If you've been following the Control storyline by now, you know it exists in a shared universe with Max Payne, Quantum Break, and most importantly, Alan Wake. While the studio doesn't own the rights to the two foremost franchises, they've already teased major plans for tying its two IP, Control and Alan Wake, together in ways that haven't been done before in games.
To that end, AWE is a remarkable success, bridging some of the gaps between the two series, but not without creating several more mysteries along the way. The future of Remedy is brighter than ever thanks to this impressive, dark DLC.
Control AWE DLC Review: It's An Ocean After All
Though many think of it as the "Alan Wake Expansion," AWE actually stands for Altered World Event.
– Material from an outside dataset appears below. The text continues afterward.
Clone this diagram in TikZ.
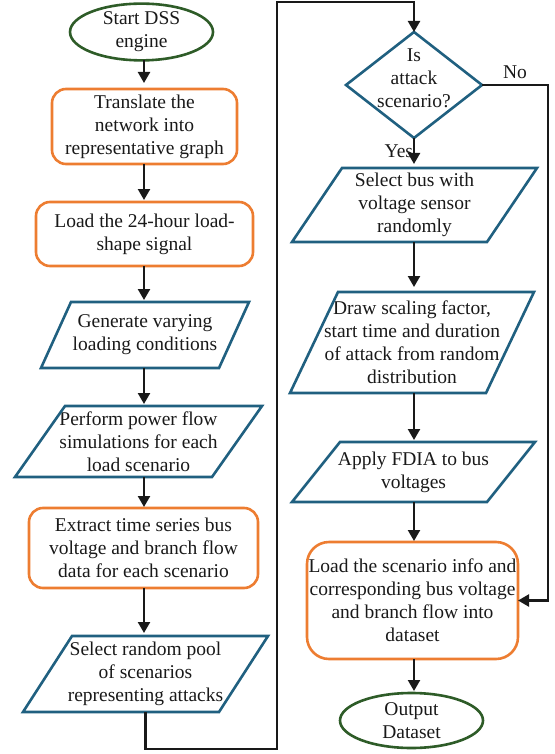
\documentclass[tikz,border=0pt]{standalone}
\usepackage{fontspec}
\setmainfont{Liberation Serif}
\usetikzlibrary{shapes.geometric,arrows.meta,calc}
\definecolor{borange}{RGB}{237,125,49}
\definecolor{bblue}{RGB}{32,96,128}
\definecolor{bgreen}{RGB}{46,92,40}
\definecolor{ink}{RGB}{25,25,25}
\newcommand{\parashape}[7]{%
  \node[minimum width=#4pt, minimum height=#5pt] (#1) at (#2,#3) {#7};
  \draw[pline] ([xshift=#6pt]#1.north west) -- ([xshift=#6pt]#1.north east)
    -- ([xshift=-#6pt]#1.south east) -- ([xshift=-#6pt]#1.south west) -- cycle;}
\begin{document}
\begin{tikzpicture}[x=1pt,y=-1pt,
  every node/.style={font=\fontsize{19.5}{23}\selectfont, text=ink, align=center, inner sep=0pt, outer sep=0pt},
  rbox/.style={draw=borange, line width=2.6pt, rounded corners=14pt},
  term/.style={ellipse, draw=bgreen, line width=2.6pt},
  pline/.style={draw=bblue, line width=2.6pt, line join=miter},
  arr/.style={draw=ink, line width=2.3pt, -{Triangle[length=11pt,width=12pt]}},
  conn/.style={draw=ink, line width=2.3pt}
]
\useasboundingbox (0,0) rectangle (554,754);
\coordinate (cx) at (144,0);
\coordinate (rx) at (414,0);
\coordinate (lb) at (277,749);
\coordinate (lt) at (277,2);
\coordinate (nr) at (548,0);

% left column
\node[term, minimum width=143pt, minimum height=56pt] (s) at (141.5,32) {Start DSS\\engine};
\node[rbox, minimum width=185pt, minimum height=75pt] (b1) at (144.5,126.5) {Translate the\\network into\\representative graph};
\node[rbox, minimum width=217pt, minimum height=64pt] (b2) at (144.5,234) {Load the 24-hour load-\\shape signal};
\parashape{p3}{145}{335}{178}{66}{15}{Generate varying\\loading conditions}
\parashape{p4}{138.5}{441.5}{197}{71}{25}{Perform power flow\\simulations for each\\load scenario}
\node[rbox, minimum width=229pt, minimum height=80pt] (b5) at (143.5,548) {Extract time series bus\\voltage and branch flow\\data for each scenario};
\parashape{p6}{145.5}{674}{196}{76}{24.5}{Select random pool\\of scenarios\\representing attacks}

% right column
\node[diamond, draw=bblue, line width=2.6pt, minimum width=136pt, minimum height=106pt] (d) at (414,85) {};
\node (dt) at (414,78) {Is\\attack\\scenario?};
\parashape{p7}{414.5}{205}{195}{74}{25}{Select bus with\\voltage sensor\\randomly}
\parashape{p8}{412}{342.5}{196}{101}{24}{Draw scaling factor,\\start time and duration\\of attack from random\\distribution}
\parashape{p9}{413.5}{472}{195}{60}{24}{Apply FDIA to bus\\voltages}
\node[rbox, rounded corners=22pt, minimum width=211pt, minimum height=117pt] (b10) at (412.5,600.5) {Load the scenario info and\\corresponding bus voltage\\and branch flow into\\dataset};
\node[term, minimum width=143pt, minimum height=55pt] (e) at (411.5,720.5) {Output\\Dataset};

% connectors left
\draw[arr, shorten >=6pt] (s.south -| cx) -- (b1.north -| cx);
\draw[arr, shorten >=2pt] (b1.south -| cx) -- (b2.north -| cx);
\draw[arr, shorten >=2pt] (b2.south -| cx) -- (p3.north -| cx);
\draw[arr, shorten >=2pt] (p3.south -| cx) -- (p4.north -| cx);
\draw[arr, shorten >=1pt] (p4.south -| cx) -- (b5.north -| cx);
\draw[arr, shorten >=3pt] (b5.south -| cx) -- (p6.north -| cx);
\draw[arr] (p6.south) |- (lb) -- (lt) -| (d.north);

% connectors right
\draw[arr, shorten >=4pt] (d.south) -- (p7.north -| d.south) node[pos=0.45, left=1pt] {Yes};
\draw[arr, shorten >=5pt] (p7.south -| rx) -- (p8.north -| rx);
\draw[arr, shorten >=2pt] (p8.south -| rx) -- (p9.north -| rx);
\draw[arr, shorten >=1pt] (p9.south -| rx) -- (b10.north -| rx);
\draw[arr, shorten >=2pt] (b10.south -| rx) -- (e.north -| rx);
\draw[arr] (d.east) -- (d.east -| nr) |- (b10.east);
\node (no) at (515,72) {No};
\end{tikzpicture}
\end{document}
The DLC focuses on three of these mind-bending events across its six hours with a satisfying emphasis on the events of Alan Wake, which themselves are categorized as an AWE within the Federal Bureau of Control.
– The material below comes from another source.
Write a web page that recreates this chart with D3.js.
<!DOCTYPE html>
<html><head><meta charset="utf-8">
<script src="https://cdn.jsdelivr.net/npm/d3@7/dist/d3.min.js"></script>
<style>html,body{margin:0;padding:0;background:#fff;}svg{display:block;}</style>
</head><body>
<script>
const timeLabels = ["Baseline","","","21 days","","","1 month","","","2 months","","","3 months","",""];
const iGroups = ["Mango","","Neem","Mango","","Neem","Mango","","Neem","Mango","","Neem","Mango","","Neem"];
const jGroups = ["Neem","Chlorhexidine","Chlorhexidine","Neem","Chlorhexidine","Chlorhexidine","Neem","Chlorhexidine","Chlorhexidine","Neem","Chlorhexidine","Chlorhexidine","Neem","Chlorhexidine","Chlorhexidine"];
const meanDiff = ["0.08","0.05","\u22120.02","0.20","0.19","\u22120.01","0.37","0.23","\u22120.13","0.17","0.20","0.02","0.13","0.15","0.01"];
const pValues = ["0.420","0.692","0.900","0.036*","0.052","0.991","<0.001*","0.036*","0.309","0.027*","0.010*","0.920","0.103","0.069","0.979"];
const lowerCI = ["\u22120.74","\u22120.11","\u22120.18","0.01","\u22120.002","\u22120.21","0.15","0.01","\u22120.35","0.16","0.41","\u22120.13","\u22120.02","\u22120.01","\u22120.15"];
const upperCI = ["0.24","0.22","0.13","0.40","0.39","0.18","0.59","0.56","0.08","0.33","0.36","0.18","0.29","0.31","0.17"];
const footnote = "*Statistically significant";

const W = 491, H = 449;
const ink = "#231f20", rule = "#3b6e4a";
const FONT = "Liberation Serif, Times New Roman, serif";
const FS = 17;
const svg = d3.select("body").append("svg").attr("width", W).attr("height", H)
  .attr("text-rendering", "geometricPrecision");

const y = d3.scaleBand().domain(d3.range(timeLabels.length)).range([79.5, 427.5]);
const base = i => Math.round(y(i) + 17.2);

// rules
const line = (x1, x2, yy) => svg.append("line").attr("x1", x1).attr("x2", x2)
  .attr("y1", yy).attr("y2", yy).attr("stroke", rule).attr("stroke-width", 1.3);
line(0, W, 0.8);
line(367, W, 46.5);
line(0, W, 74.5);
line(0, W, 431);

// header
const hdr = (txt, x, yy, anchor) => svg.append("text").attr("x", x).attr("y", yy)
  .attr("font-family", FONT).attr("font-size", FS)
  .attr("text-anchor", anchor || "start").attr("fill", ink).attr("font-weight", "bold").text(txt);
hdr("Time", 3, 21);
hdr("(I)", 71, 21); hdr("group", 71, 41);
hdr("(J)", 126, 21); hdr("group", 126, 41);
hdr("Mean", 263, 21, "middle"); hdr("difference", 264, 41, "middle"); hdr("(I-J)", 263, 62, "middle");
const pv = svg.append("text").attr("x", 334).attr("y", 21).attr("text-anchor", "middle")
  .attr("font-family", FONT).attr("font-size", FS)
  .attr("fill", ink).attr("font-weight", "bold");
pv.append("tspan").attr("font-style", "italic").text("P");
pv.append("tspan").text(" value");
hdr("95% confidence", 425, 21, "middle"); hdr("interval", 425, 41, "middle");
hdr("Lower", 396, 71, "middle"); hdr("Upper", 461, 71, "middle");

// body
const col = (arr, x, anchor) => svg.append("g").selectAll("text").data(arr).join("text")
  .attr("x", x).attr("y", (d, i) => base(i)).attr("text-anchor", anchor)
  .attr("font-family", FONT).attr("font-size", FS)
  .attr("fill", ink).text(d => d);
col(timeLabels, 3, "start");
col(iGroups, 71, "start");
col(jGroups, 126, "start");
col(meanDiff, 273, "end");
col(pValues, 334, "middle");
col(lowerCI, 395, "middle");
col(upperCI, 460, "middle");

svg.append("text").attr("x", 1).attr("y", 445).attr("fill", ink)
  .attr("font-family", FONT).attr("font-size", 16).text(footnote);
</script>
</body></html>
If any of that makes sense so concisely, you're likely among those that are already deep into the lore of Control, and thus you're precisely the kind of person that should consider this final expansion a must-play.
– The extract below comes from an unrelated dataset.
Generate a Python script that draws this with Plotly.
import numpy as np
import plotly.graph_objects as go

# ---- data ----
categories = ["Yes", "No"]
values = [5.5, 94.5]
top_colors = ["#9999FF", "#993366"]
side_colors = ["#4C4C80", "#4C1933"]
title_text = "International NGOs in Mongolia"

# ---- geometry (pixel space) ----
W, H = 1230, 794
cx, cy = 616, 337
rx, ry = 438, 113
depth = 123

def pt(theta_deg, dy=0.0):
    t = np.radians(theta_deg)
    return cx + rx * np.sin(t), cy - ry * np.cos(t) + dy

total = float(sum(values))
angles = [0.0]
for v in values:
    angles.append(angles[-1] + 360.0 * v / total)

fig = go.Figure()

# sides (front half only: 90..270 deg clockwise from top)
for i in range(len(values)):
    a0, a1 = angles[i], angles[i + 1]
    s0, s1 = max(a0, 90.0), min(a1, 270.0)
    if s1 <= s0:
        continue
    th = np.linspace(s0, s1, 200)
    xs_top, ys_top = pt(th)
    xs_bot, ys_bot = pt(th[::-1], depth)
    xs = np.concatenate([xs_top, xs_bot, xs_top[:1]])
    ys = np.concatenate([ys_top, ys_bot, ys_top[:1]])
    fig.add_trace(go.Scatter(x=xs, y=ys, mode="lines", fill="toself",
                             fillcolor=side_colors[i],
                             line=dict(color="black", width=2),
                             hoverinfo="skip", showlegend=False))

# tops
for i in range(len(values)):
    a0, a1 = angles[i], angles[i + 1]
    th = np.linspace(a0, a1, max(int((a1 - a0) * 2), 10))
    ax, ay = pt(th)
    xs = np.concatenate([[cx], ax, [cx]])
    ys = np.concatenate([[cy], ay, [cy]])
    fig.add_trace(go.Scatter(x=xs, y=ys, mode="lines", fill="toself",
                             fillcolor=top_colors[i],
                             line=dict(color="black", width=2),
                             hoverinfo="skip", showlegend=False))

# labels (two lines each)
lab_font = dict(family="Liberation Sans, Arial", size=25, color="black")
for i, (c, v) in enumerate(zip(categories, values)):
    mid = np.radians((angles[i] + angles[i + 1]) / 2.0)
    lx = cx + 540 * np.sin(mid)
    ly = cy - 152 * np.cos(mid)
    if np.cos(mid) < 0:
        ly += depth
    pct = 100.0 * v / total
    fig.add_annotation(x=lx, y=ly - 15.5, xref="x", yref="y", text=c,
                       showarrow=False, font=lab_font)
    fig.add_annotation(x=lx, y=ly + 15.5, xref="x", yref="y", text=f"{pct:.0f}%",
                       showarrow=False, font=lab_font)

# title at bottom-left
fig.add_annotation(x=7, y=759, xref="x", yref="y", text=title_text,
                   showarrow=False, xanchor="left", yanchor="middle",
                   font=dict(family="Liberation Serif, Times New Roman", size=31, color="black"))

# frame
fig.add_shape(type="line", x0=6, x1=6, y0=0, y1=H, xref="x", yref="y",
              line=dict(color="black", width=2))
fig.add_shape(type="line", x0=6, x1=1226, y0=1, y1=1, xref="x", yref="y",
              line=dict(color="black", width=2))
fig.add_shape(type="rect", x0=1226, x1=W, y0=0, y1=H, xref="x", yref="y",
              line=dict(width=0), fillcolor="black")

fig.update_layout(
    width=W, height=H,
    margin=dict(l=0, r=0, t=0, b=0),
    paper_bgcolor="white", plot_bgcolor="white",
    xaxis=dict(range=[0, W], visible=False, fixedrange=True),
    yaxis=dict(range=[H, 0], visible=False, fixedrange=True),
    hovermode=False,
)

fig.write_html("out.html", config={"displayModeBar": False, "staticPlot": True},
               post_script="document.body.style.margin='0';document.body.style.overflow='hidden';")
While it's certainly still a Control game first and foremost, as an Alan Wake superfan, I was joyously stunned to see just how strong the connective threads run to Remedy's 2010 thriller. From the very first room you enter in the all-new Investigations wing of The Oldest House, nods, teases, and full-on answers about the lingering Alan Wake mysteries are strewn all over.
As Jesse Faden, it's your job to uncover a new threat, called The Third Thing, lurking in this previously closed-off wing. The monster design is extremely inspired, creating a creature that is one part wendigo and one part slenderman. In an almost reverse-Nemesis style, Jesse will spend the DLC chasing this creature out of the shadows in various sections of the Investigations wing, eventually trying to corner it for a final showdown.
As this monster is enshrouded in both the Hiss of Control and the Dark Presence of Alan Wake, battles focus a lot more on light and dark, reminiscent of the 2010 game, and Remedy's proprietary Northlight engine really shows off through these lighting effects.
Control is more impressive than ever.
The singular slip-up of the DLC is its reuse of staging and enemy combat concepts when battling this monster. Tending to ask players run light to light with different obstacles along the way before hitting it with debilitating floodlights, it's funny to see that by bringing the Wake connections to the foreground, Control has suffered some of the same repetition problems as its predecessor.
But these ludological concerns ultimately don't bother me that much because the dose of story within AWE is, well, awe-inspiring. Every note, every scene, every revelation pulls players deeper into what the team is now (finally) publicly calling the Remedy Connected Universe.
If you've been clamoring for more answers regarding Alan Wake, this is the singular most important piece of content Remedy has put out since the game's original launch. More than the This House of Dreams ARG, more than the nods in Quantum Break, even more than the game's XBLA semi-sequel Alan Wake's American Nightmare.
AWE is the gaming moment fans have been waiting for.
Control AWE DLC Review — The Bottom Line
- Vital, exciting story developments further connecting the RCU
- Fun, almost nostalgic use of light versus dark gameplay
- A stunning setup for what's to come
- Boss battles rehash similar showdowns several times over
I've never seen any two games, once considered separate, coalesce so wonderfully as these two games do within this DLC. Yes, we knew from the base game that they shared a universe, but the admissions written into the story in AWE are world-changing for everyone: Alan, Jesse, and the world as a whole.
Few story expansions carry the narrative weight of AWE. These are not merely Easter eggs. This is everything. And it's glorious to watch it all unfold.
Outside of story, you know what to expect. This expansion is more of what you loved of Control, and even people who haven't played Wake will get a kick out of the new wing to explore and new enemy types to defeat. There are also more side missions here than in the first expansion, The Foundation, and in fact, more than I anticipated.
Many of them offer a few more satisfying glimpses into the weird world of the FBC. It all comes alongside a free update that adds new abilities and tons of new accessibility options too, making the new Ultimate Edition worthy of its name.
AWE is built with Remedy's biggest fans in mind, and it's they who will most appreciate this final chapter (for now) of one of last year's greatest games. There's so much more to discuss but the details would be full of spoilers. To put it simply, fans of the studio simply have to play AWE.
A decade ago, Remedy told us "it's not a lake, it's an ocean." Today, those tides are more apparent than ever.
[Note: Remedy provided the copy of Control: AWE used for the review.]